The monochrome lens has also made its way into other devices, including Motorola's flagships and the Sony Xperia XZ2 Premium. However, monochrome lenses are far less common in the modern smartphone market than depth and macro lenses.

However, photos taken in true black and white tend to have stronger contrast than those that pass through a filter, with deeper shadows and brighter highlights. Also, the monochrome lens increases the amount of light that hits the image sensor, improving the detail and vibrancy of colored photos taken with the main lens.

Examples of Phones: Huawei P50 Pro

Cameras With 2, 3, or 4 Lenses (or More!)

Samsung Galaxy S22 Ultra in different colors
Image Credit: Samsung

In addition to the ones mentioned above, several niche phones have interesting uses for their multi-camera setups. The most notable one is the Huawei Honor View 20, which came out in early 2019. It features a unique time-of-flight camera that is used to capture 3D images.

Meanwhile, in 2018, Samsung released the Galaxy A9, a mid-range device that was the world's first quadruple rear camera smartphone. In addition to its primary lens, it features a telephoto lens, a depth sensor, and a wide-angle lens.

Fast-forward to 2022, and more smartphone makers include quadruple-camera setups spearheaded by the Galaxy S22 Ultra. Still, every smartphone camera lens has a function.

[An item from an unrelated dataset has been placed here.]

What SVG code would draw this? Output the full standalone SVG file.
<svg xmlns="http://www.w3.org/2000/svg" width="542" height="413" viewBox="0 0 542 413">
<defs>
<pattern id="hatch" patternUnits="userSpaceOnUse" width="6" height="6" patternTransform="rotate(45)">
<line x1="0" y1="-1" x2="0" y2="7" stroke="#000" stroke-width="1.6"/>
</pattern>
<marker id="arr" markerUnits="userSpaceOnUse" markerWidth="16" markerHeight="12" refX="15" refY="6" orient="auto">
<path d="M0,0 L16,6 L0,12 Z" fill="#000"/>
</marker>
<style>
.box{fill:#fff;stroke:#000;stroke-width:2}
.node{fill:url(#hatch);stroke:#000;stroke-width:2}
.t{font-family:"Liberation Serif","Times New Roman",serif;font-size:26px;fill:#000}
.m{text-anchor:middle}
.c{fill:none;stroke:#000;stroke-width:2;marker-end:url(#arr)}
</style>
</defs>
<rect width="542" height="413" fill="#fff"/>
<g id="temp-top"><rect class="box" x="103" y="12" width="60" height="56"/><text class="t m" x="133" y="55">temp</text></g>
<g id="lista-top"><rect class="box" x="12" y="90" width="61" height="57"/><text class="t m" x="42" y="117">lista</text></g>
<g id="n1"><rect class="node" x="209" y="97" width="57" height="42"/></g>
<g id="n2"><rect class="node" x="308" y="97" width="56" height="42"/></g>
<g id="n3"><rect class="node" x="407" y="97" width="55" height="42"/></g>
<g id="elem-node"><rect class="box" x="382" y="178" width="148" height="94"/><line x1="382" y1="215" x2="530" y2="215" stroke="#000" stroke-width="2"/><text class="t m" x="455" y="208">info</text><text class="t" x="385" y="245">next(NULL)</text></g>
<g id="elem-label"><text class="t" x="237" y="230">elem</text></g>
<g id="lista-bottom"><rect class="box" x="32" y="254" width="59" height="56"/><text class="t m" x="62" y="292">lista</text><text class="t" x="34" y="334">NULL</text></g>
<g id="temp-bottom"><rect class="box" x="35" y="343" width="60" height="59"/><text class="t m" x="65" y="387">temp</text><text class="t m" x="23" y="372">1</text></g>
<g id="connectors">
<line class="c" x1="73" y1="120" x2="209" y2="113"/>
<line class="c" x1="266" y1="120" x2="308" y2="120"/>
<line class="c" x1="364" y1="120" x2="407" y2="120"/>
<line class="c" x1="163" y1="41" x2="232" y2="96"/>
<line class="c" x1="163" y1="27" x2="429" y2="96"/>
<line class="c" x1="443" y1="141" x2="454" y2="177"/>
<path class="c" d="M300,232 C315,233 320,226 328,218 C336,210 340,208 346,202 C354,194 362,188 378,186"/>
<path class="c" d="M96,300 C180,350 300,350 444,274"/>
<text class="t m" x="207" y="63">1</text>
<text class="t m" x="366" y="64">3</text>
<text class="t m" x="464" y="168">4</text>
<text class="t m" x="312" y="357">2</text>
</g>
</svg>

Read more on how the Galaxy S21 Ultra utilizes its camera arsenal for excellent photography.

Mobile Cameras Keep Getting Better

Whether your phone has four rear lenses or a single rear lens, the photos that it's taking are much better than phones from just a few years ago.

Which phone should you get? It depends on what you want to do. Do you take many photos of big cityscapes or group shots with a lot of people in them? Then an ultra-wide-angle camera works wonders.

Do you fill your Instagram feed with dramatic, striking pictures of urban life? A monochrome lens will be very useful. There's a great smartphone camera for every use case and every budget.

At the end of the day, the quality of a picture depends just as much on the photographer as it does on the camera.